**Short task:**
Leave the pictures out and retype the lines from the beginning through the line with "0.80, 0.72, 0.58, 0.44, 0.12, 0.03, 0.12, 0.15]", both ends included.

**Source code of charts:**
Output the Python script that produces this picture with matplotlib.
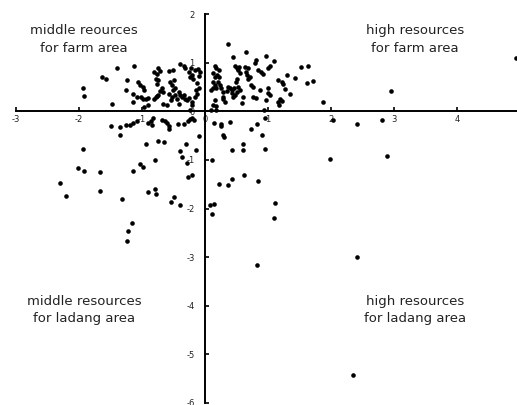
import matplotlib
matplotlib.use("Agg")
import matplotlib.pyplot as plt

# scores, grouped by quadrant
ul_x = [-1.94, -1.92, -1.64, -1.57, -1.39, -1.47, -1.13, -1.24, -1.25, -1.15, -1.15,
        -1.06, -1.03, -0.99, -0.97, -1.08, -1.02, -0.98, -0.94, -0.90, -0.90, -0.97,
        -0.81, -0.78, -0.74, -0.72, -0.77, -0.81, -0.78, -0.74, -0.77, -0.69, -0.71, -0.67, -0.74, -0.77, -0.66,
        -0.57, -0.51, -0.56, -0.50, -0.53, -0.48, -0.51, -0.57, -0.53, -0.48, -0.45, -0.54,
        -0.42, -0.40, -0.37, -0.34, -0.32, -0.29, -0.25, -0.21, -0.16, -0.13, -0.09,
        -0.39, -0.34, -0.32, -0.26, -0.23, -0.20, -0.24, -0.19, -0.16, -0.11,
        -0.08, -0.10, -0.13, -0.15, -0.20, -0.24, -0.60, -0.42]
ul_y = [0.47, 0.31, 0.70, 0.67, 0.88, 0.14, 0.94, 0.64, 0.43, 0.36, 0.19,
        0.60, 0.55, 0.50, 0.43, 0.29, 0.29, 0.26, 0.26, 0.27, 0.12, 0.09,
        0.26, 0.29, 0.88, 0.82, 0.77, 0.81, 0.67, 0.64, 0.57, 0.47, 0.41, 0.40, 0.34, 0.31, 0.14,
        0.82, 0.84, 0.60, 0.64, 0.53, 0.48, 0.43, 0.36, 0.29, 0.33, 0.26, 0.23,
        0.40, 0.34, 0.29, 0.33, 0.26, 0.23, 0.27, 0.19, 0.29, 0.36, 0.48,
        0.98, 0.94, 0.88, 0.81, 0.89, 0.75, 0.70, 0.67, 0.84, 0.86,
        0.80, 0.72, 0.58, 0.44, 0.12, 0.03, 0.12, 0.15]

ur_x = [0.37, 0.44, 0.65, 0.81, 0.80, 0.96, 1.09, 1.03, 1.00,
        0.15, 0.18, 0.22, 0.13, 0.19, 0.15, 0.22,
        0.12, 0.15, 0.13, 0.17, 0.10, 0.21, 0.23,
        0.26, 0.29, 0.28, 0.37, 0.39, 0.35, 0.43, 0.42, 0.46,
        0.47, 0.50, 0.54, 0.52, 0.56,
        0.50, 0.49, 0.52, 0.55, 0.50, 0.47, 0.44, 0.60, 0.58,
        0.63, 0.68, 0.65, 0.66, 0.71, 0.68, 0.73, 0.76, 0.76, 0.81,
        0.84, 0.89, 0.92, 0.87, 1.00, 1.00, 1.03, 0.97, 0.94,
        1.16, 1.17, 0.15, 0.13, 0.17, 0.10, 0.18, 0.29, 0.31,
        1.15, 1.22, 1.30, 1.43, 1.27, 1.35, 1.19, 1.22, 1.23,
        1.52, 1.63, 1.61, 1.72, 1.87, 2.95, 4.94]
ur_y = [1.39, 1.11, 1.21, 1.05, 1.00, 1.14, 1.03, 0.94, 0.88,
        0.94, 0.88, 0.84, 0.79, 0.75, 0.70, 0.70,
        0.60, 0.55, 0.47, 0.47, 0.43, 0.60, 0.53,
        0.47, 0.40, 0.29, 0.50, 0.47, 0.41, 0.43, 0.38, 0.47,
        0.94, 0.89, 0.91, 0.84, 0.79,
        0.67, 0.60, 0.50, 0.43, 0.40, 0.33, 0.29, 0.29, 0.16,
        0.91, 0.88, 0.81, 0.74, 0.70, 0.67, 0.53, 0.50, 0.29, 0.27,
        0.84, 0.81, 0.77, 0.43, 0.47, 0.38, 0.33, 0.23, 0.02,
        0.19, 0.12, 0.23, 0.12, 0.11, 0.02, 0.02, 0.26, 0.19,
        0.64, 0.60, 0.74, 0.69, 0.45, 0.35, 0.26, 0.21, 0.57,
        0.92, 0.94, 0.59, 0.62, 0.18, 0.41, 1.10]

lr_x = [2.03, 2.41, 2.80, 2.88, 1.98, 0.95, 0.90, 0.95, 0.82, 0.73, 0.61, 0.61, 0.42,
        0.14, 0.26, 0.25, 0.39, 0.29, 0.30, 0.11, 0.62, 0.42, 0.22, 0.36, 0.84,
        0.08, 0.14, 0.11, 1.11, 1.10, 0.82, 2.41, 2.35]
lr_y = [-0.18, -0.27, -0.18, -0.92, -0.99, -0.13, -0.48, -0.78, -0.27, -0.36, -0.68, -0.80, -0.80,
        -0.25, -0.27, -0.31, -0.22, -0.48, -0.53, -1.00, -1.31, -1.40, -1.49, -1.51, -1.44,
        -1.93, -1.91, -2.12, -1.88, -2.20, -3.16, -3.00, -5.42]

ll_x = [-1.49, -1.35, -1.26, -1.19, -1.14, -1.08, -1.35,
        -0.90, -0.86, -0.82, -0.84, -0.68, -0.63, -0.61, -0.57, -0.57,
        -0.43, -0.33, -0.27, -0.24, -0.21, -0.17, -0.10,
        -0.93, -0.75, -0.65, -0.31, -0.40, -0.15, -0.36, -0.29,
        -0.80, -1.14, -1.03, -0.99, -0.27, -0.21,
        -0.91, -0.80, -0.78, -0.49, -0.54, -0.40,
        -1.94, -2.01, -1.92, -1.67, -2.30, -2.20, -1.67, -1.32,
        -1.16, -1.22, -1.24]
ll_y = [-0.31, -0.32, -0.29, -0.28, -0.25, -0.20, -0.49,
        -0.25, -0.20, -0.14, -0.28, -0.18, -0.21, -0.25, -0.31, -0.36,
        -0.27, -0.27, -0.21, -0.16, -0.13, -0.18, -0.50,
        -0.68, -0.62, -0.64, -0.68, -0.82, -0.79, -0.95, -1.07,
        -1.01, -1.22, -1.09, -1.14, -1.36, -1.31,
        -1.66, -1.60, -1.70, -1.77, -1.87, -1.92,
        -0.78, -1.17, -1.23, -1.25, -1.48, -1.75, -1.64, -1.80,
        -2.29, -2.46, -2.67]

quad_labels = ["middle reources\nfor farm area", "high resources\nfor farm area",
               "middle resources\nfor ladang area", "high resources\nfor ladang area"]
quad_pos = [(-1.92, 1.48), (3.33, 1.48), (-1.92, -4.09), (3.33, -4.09)]

x_ticks = [-3, -2, -1, 0, 1, 2, 3, 4]
y_ticks = [-6, -5, -4, -3, -2, -1, 0, 1, 2]

fig = plt.figure(figsize=(5.17, 4.05), dpi=100)
ax = fig.add_axes([16 / 517, 2 / 405, 501 / 517, 389 / 405])

for xs, ys in [(ul_x, ul_y), (ur_x, ur_y), (lr_x, lr_y), (ll_x, ll_y)]:
    ax.plot(xs, ys, "o", color="black", markersize=3.3, markeredgewidth=0, clip_on=False)

ax.set_xlim(-3, 4.95)
ax.set_ylim(-6, 2)
ax.spines["left"].set_position(("data", 0))
ax.spines["bottom"].set_position(("data", 0))
ax.spines["top"].set_visible(False)
ax.spines["right"].set_visible(False)
ax.spines["left"].set_linewidth(1.4)
ax.spines["bottom"].set_linewidth(1.4)

ax.set_xticks(x_ticks)
ax.set_yticks(y_ticks)
ax.set_xticklabels([str(t) for t in x_ticks])
ax.set_yticklabels([str(t) for t in y_ticks])
ax.tick_params(axis="x", direction="in", length=3, width=1.2, pad=2.5, labelsize=6, colors="black")
ax.tick_params(axis="y", direction="in", length=3, width=1.2, pad=7.5, labelsize=6, colors="black")
for lab in ax.get_xticklabels() + ax.get_yticklabels():
    lab.set_color("#222222")

for txt, (tx, ty) in zip(quad_labels, quad_pos):
    ax.text(tx, ty, txt, ha="center", va="center", multialignment="center",
            fontsize=9.5, linespacing=1.45, color="#222222")

fig.savefig("out.png", dpi=100)
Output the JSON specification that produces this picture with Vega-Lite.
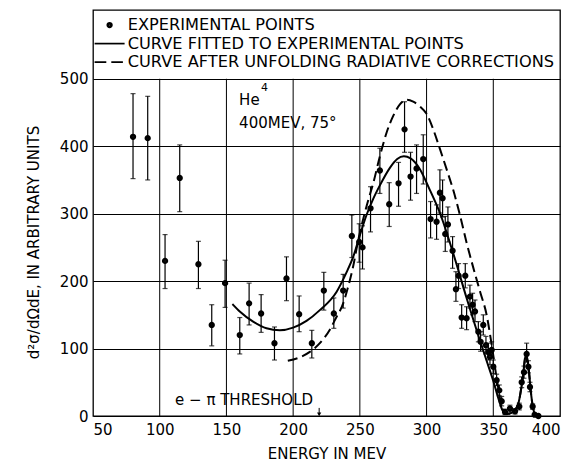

**Worked solution:**
Output the Python script that produces this picture with matplotlib.
import matplotlib
matplotlib.use("Agg")
import matplotlib.pyplot as plt

# scores, grouped by quadrant
ul_x = [-1.94, -1.92, -1.64, -1.57, -1.39, -1.47, -1.13, -1.24, -1.25, -1.15, -1.15,
        -1.06, -1.03, -0.99, -0.97, -1.08, -1.02, -0.98, -0.94, -0.90, -0.90, -0.97,
        -0.81, -0.78, -0.74, -0.72, -0.77, -0.81, -0.78, -0.74, -0.77, -0.69, -0.71, -0.67, -0.74, -0.77, -0.66,
        -0.57, -0.51, -0.56, -0.50, -0.53, -0.48, -0.51, -0.57, -0.53, -0.48, -0.45, -0.54,
        -0.42, -0.40, -0.37, -0.34, -0.32, -0.29, -0.25, -0.21, -0.16, -0.13, -0.09,
        -0.39, -0.34, -0.32, -0.26, -0.23, -0.20, -0.24, -0.19, -0.16, -0.11,
        -0.08, -0.10, -0.13, -0.15, -0.20, -0.24, -0.60, -0.42]
ul_y = [0.47, 0.31, 0.70, 0.67, 0.88, 0.14, 0.94, 0.64, 0.43, 0.36, 0.19,
        0.60, 0.55, 0.50, 0.43, 0.29, 0.29, 0.26, 0.26, 0.27, 0.12, 0.09,
        0.26, 0.29, 0.88, 0.82, 0.77, 0.81, 0.67, 0.64, 0.57, 0.47, 0.41, 0.40, 0.34, 0.31, 0.14,
        0.82, 0.84, 0.60, 0.64, 0.53, 0.48, 0.43, 0.36, 0.29, 0.33, 0.26, 0.23,
        0.40, 0.34, 0.29, 0.33, 0.26, 0.23, 0.27, 0.19, 0.29, 0.36, 0.48,
        0.98, 0.94, 0.88, 0.81, 0.89, 0.75, 0.70, 0.67, 0.84, 0.86,
        0.80, 0.72, 0.58, 0.44, 0.12, 0.03, 0.12, 0.15]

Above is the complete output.